What Carro did instead was make an online survey that people from the community could fill out to create their own personalized message, and then she took them and hand wrote them onto the cards.

“I received all different types of messages,” she said. “Some people were military children, some people had no affiliation to the military. One woman, her son is currently in Afghanistan. Just all sorts of different people from different walks of life. I had some general ‘thank you for your service, thank you for your sacrifice for our country’ but then I had some cards that just really kind of went into detail, into depth and were just really personalized.”

Then Carro spent about 100 hours handwriting messages on all the cards.

“For the entire month of December, I wrote the cards. I averaged about 100 cards per day, and the final day I was writing was actually Christmas, and I wrote 400 cards in 24 hours,” Carro said.

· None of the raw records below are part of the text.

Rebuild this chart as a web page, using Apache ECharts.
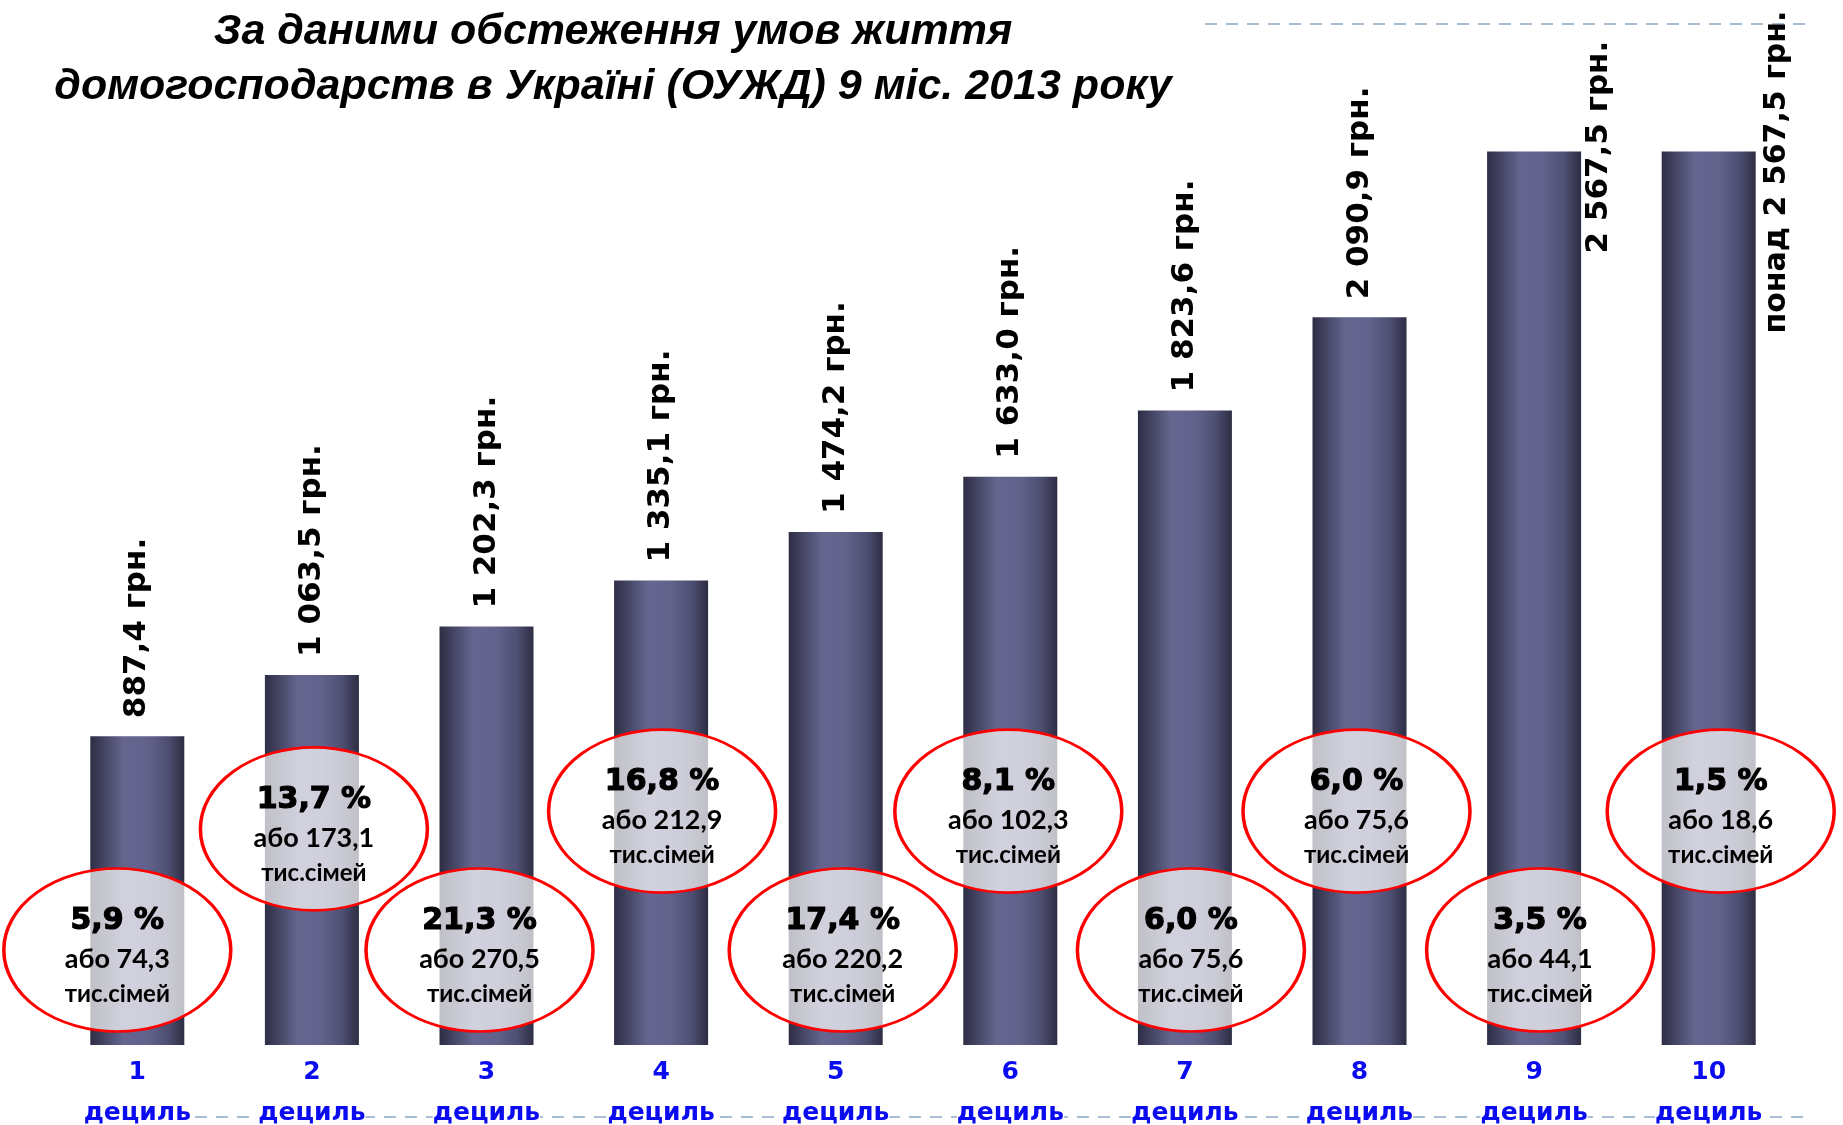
<!DOCTYPE html>
<html>
<head>
<meta charset="utf-8">
<script src="https://cdn.jsdelivr.net/npm/echarts@6/dist/echarts.min.js"></script>
<style>
html,body{margin:0;padding:0;background:#fff;overflow:hidden;}
#chart{width:1843px;height:1125px;}
</style>
</head>
<body>
<div id="chart"></div>
<script>
// ---- data ----
const categories = ['1', '2', '3', '4', '5', '6', '7', '8', '9', '10'];
const categoryWord = 'дециль';
const income = [887.4, 1063.5, 1202.3, 1335.1, 1474.2, 1633.0, 1823.6, 2090.9, 2567.5, 2567.5];
const incomePrefix = ['', '', '', '', '', '', '', '', '', 'понад '];
const sharePct = [5.9, 13.7, 21.3, 16.8, 17.4, 8.1, 6.0, 6.0, 3.5, 1.5];
const families = [74.3, 173.1, 270.5, 212.9, 220.2, 102.3, 75.6, 75.6, 44.1, 18.6];
const titleLines = ['За даними обстеження умов життя', 'домогосподарств в Україні (ОУЖД) 9 міс. 2013 року'];

// ---- helpers ----
function fmt1(v) {
  const s = v.toFixed(1).split('.');
  const int = s[0].replace(/\B(?=(\d{3})+(?!\d))/g, ' ');
  return int + ',' + s[1];
}
// ellipse placement (annotation layout: level in axis value units, small horizontal nudge in px)
const lowRow = 273, highRow = 672, highRow2 = 621;
const ellipseNudge = [-20, 2, -7, 1, 7, -2, 6, -3, 6, 12];
function ellipseLevel(i) {
  if (i % 2 === 0) return lowRow;
  return i === 1 ? highRow2 : highRow;
}

const chart = echarts.init(document.getElementById('chart'), null, {renderer: 'canvas'});

const barGrad = new echarts.graphic.LinearGradient(0, 0, 1, 0, [
  {offset: 0, color: '#2d2d45'},
  {offset: 0.35, color: '#65658f'},
  {offset: 0.6, color: '#62628c'},
  {offset: 0.82, color: '#4f4f74'},
  {offset: 1, color: '#2d2d43'}
]);

const barData = income.map((v, i) => {
  const item = {value: v};
  if (i === 8) item.label = {position: [112, 102]};
  if (i === 9) item.label = {position: [116, 182], fontSize: 30};
  return item;
});

const ellipseData = categories.map((c, i) => ({
  value: [i, ellipseLevel(i)],
  symbolOffset: [ellipseNudge[i], 0],
  pct: sharePct[i],
  fam: families[i]
}));

const option = {
  backgroundColor: '#ffffff',
  animation: false,
  title: {
    text: titleLines.join('\n'),
    left: 613,
    top: 5,
    textAlign: 'center',
    padding: 0,
    textStyle: {
      fontFamily: 'Liberation Sans',
      fontSize: 43,
      fontWeight: 'bold',
      fontStyle: 'italic',
      color: '#000',
      lineHeight: 55
    }
  },
  grid: {left: 50, right: 47, top: 1, bottom: 80, containLabel: false, outerBoundsMode: 'none'},
  xAxis: {
    type: 'category',
    data: categories,
    axisLine: {show: false},
    axisTick: {show: false},
    axisLabel: {
      margin: 7,
      interval: 0,
      hideOverlap: false,
      backgroundColor: '#ffffff',
      formatter: v => '{n|' + v + '}\n{d|' + categoryWord + '}',
      rich: {
        n: {fontFamily: 'DejaVu Sans', fontSize: 25, fontWeight: 'bold', color: '#0b0bf0', lineHeight: 41, align: 'center'},
        d: {fontFamily: 'DejaVu Sans', fontSize: 25, fontWeight: 'bold', color: '#0b0bf0', lineHeight: 41, align: 'center'}
      }
    },
    z: 5
  },
  yAxis: {
    type: 'value',
    min: 0,
    max: 3000,
    show: false,
    splitLine: {show: false}
  },
  series: [
    {
      type: 'bar',
      data: barData,
      barWidth: 94,
      itemStyle: {color: barGrad},
      z: 2,
      label: {
        show: true,
        position: 'top',
        distance: 18,
        rotate: 90,
        align: 'left',
        verticalAlign: 'middle',
        fontFamily: 'DejaVu Sans',
        fontSize: 31,
        fontWeight: 'bold',
        color: '#000',
        formatter: p => incomePrefix[p.dataIndex] + fmt1(p.value) + ' грн.'
      }
    },
    {
      type: 'scatter',
      data: ellipseData,
      symbol: 'circle',
      symbolSize: [227, 163],
      z: 3,
      itemStyle: {
        color: 'rgba(255,255,255,0.7)',
        borderColor: '#ff0000',
        borderWidth: 3,
        opacity: 1
      },
      emphasis: {disabled: true},
      label: {
        show: true,
        position: 'inside',
        offset: [0, 6],
        formatter: p => '{a|' + fmt1(p.data.pct) + ' %}\n{b|або ' + fmt1(p.data.fam) + '}\n{c|тис.сімей}',
        rich: {
          a: {fontFamily: 'DejaVu Sans', fontSize: 30, fontWeight: 'bold', color: '#000', lineHeight: 40, align: 'center', textBorderColor: '#000', textBorderWidth: 1.2},
          b: {fontFamily: 'Lato', fontSize: 27, fontWeight: 'bold', color: '#000', lineHeight: 36, align: 'center'},
          c: {fontFamily: 'Lato', fontSize: 24, fontWeight: 'bold', color: '#000', lineHeight: 34, align: 'center'}
        }
      }
    }
  ],
  graphic: [
    {
      type: 'line',
      z: -10,
      silent: true,
      shape: {x1: 1205, y1: 24, x2: 1805, y2: 24},
      style: {stroke: '#a8bcd4', lineWidth: 2, lineDash: [12, 9]}
    },
    {
      type: 'line',
      z: -10,
      silent: true,
      shape: {x1: 90, y1: 1117, x2: 1805, y2: 1117},
      style: {stroke: '#a8bcd4', lineWidth: 2, lineDash: [12, 9]}
    }
  ]
};

chart.setOption(option);
</script>
</body>
</html>
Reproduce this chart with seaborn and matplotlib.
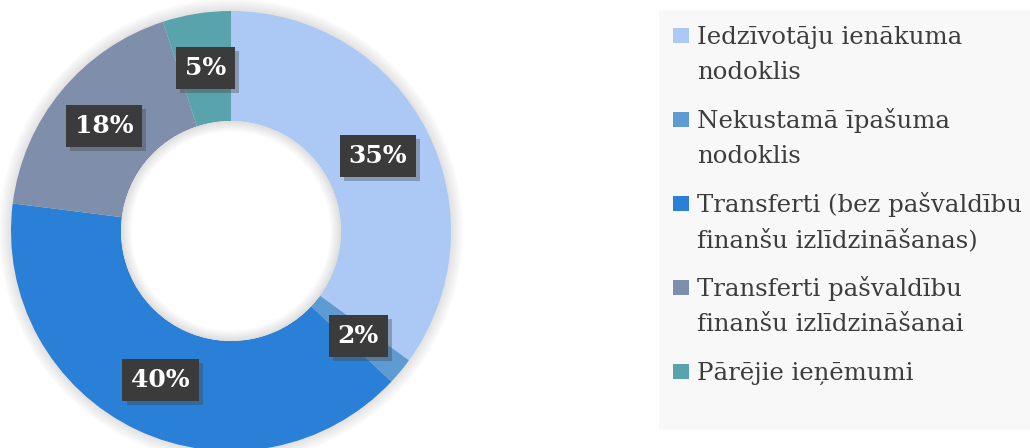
import matplotlib
matplotlib.use("Agg")
import matplotlib.pyplot as plt
import matplotlib.patheffects as pe
import seaborn as sns
import numpy as np
from matplotlib.patches import Circle, Wedge, Rectangle

# data
categories = ["Iedzīvotāju ienākuma\nnodoklis",
              "Nekustamā īpašuma\nnodoklis",
              "Transferti (bez pašvaldību\nfinanšu izlīdzināšanas)",
              "Transferti pašvaldību\nfinanšu izlīdzināšanai",
              "Pārējie ieņēmumi"]
shares = [35, 2, 40, 18, 5]
colors = ["#abc9f4", "#5e9bd2", "#2a7fd6", "#7f8eaa", "#59a3ad"]

sns.set_theme(style="white")
plt.rcParams['font.family'] = ['DejaVu Serif', 'DejaVu Sans']

W, H, dpi = 1030, 448, 100
fig = plt.figure(figsize=(W / dpi, H / dpi), dpi=dpi)
fig.patch.set_facecolor("white")

# pie axes covers the whole figure, 220 px per data unit
scale = 220.0
cx, cy = 231.0, 231.0
ax = fig.add_axes([0, 0, 1, 1])
ax.set_zorder(1)
ax.patch.set_alpha(0)

# soft outer shadow
for k in range(1, 10):
    ax.add_patch(Circle((0, 0), 1.0 + k * 0.006, color="#7a7a7a",
                        alpha=0.025, lw=0, zorder=0))

wedges, _ = ax.pie(shares, colors=colors, startangle=90, counterclock=False,
                   radius=1.0, wedgeprops=dict(width=0.5, linewidth=0))
for w in wedges:
    w.set_zorder(2)

# hole, with a faint inner shadow
ax.add_patch(Circle((0, 0), 0.5, color="white", lw=0, zorder=3))
for k in range(1, 9):
    ax.add_patch(Wedge((0, 0), 0.5, 0, 360, width=k * 0.006, color="#808080",
                       alpha=0.03, lw=0, zorder=3))

# data labels in dark boxes
start = 90.0
for v in shares:
    ang = np.deg2rad(start - v * 3.6 / 2)
    start -= v * 3.6
    x, y = 0.75 * np.cos(ang), 0.75 * np.sin(ang)
    t = ax.text(x, y, f"{v}%", fontsize=18, fontweight="bold", color="white",
                ha="center", va="center", zorder=5,
                bbox=dict(boxstyle="square,pad=0.36", fc="#3b3b3b", ec="none"))
    t.get_bbox_patch().set_path_effects(
        [pe.SimplePatchShadow(offset=(3, -3), shadow_rgbFace="#404040", alpha=0.35),
         pe.Normal()])

ax.set_xlim(-cx / scale, (W - cx) / scale)
ax.set_ylim(-(H - cy) / scale, cy / scale)
ax.set_aspect("equal", adjustable="box")
ax.axis("off")

# legend drawn in pixel coordinates
lg = fig.add_axes([0, 0, 1, 1])
lg.set_zorder(0)
lg.set_xlim(0, W)
lg.set_ylim(H, 0)
lg.axis("off")
lg.add_patch(Rectangle((659, 10), 371, 420, color="#f8f8f8", lw=0))
for i, (lab, col) in enumerate(zip(categories, colors)):
    base = 44 + 84 * i
    lg.add_patch(Rectangle((673, base - 16), 16, 15, color=col, lw=0))
    for j, line in enumerate(lab.split("\n")):
        lg.text(697, base + 35 * j, line, fontsize=17.6, color="#3d3d3d",
                ha="left", va="baseline")

fig.savefig("out.png", dpi=dpi)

Operation Gratitude will distribute the cards to the troops, and that process is in progress.

Carro, who would like to ultimately become a doctor and possibly create or work in a nonprofit that supports military veterans and their families, is also a finalist for the Military Child of the Year Award. That honor is presented by another nonprofit, Operation Homefront.

Her perspective and advice for military kids?

“You’re living through a very unique experience and you may not know it now but you are gaining the experience and skills and traits that you’ll be able to use in your future life and you should just kind of appreciate that,” Carro said. “I know it’s hard now, but it does get better.”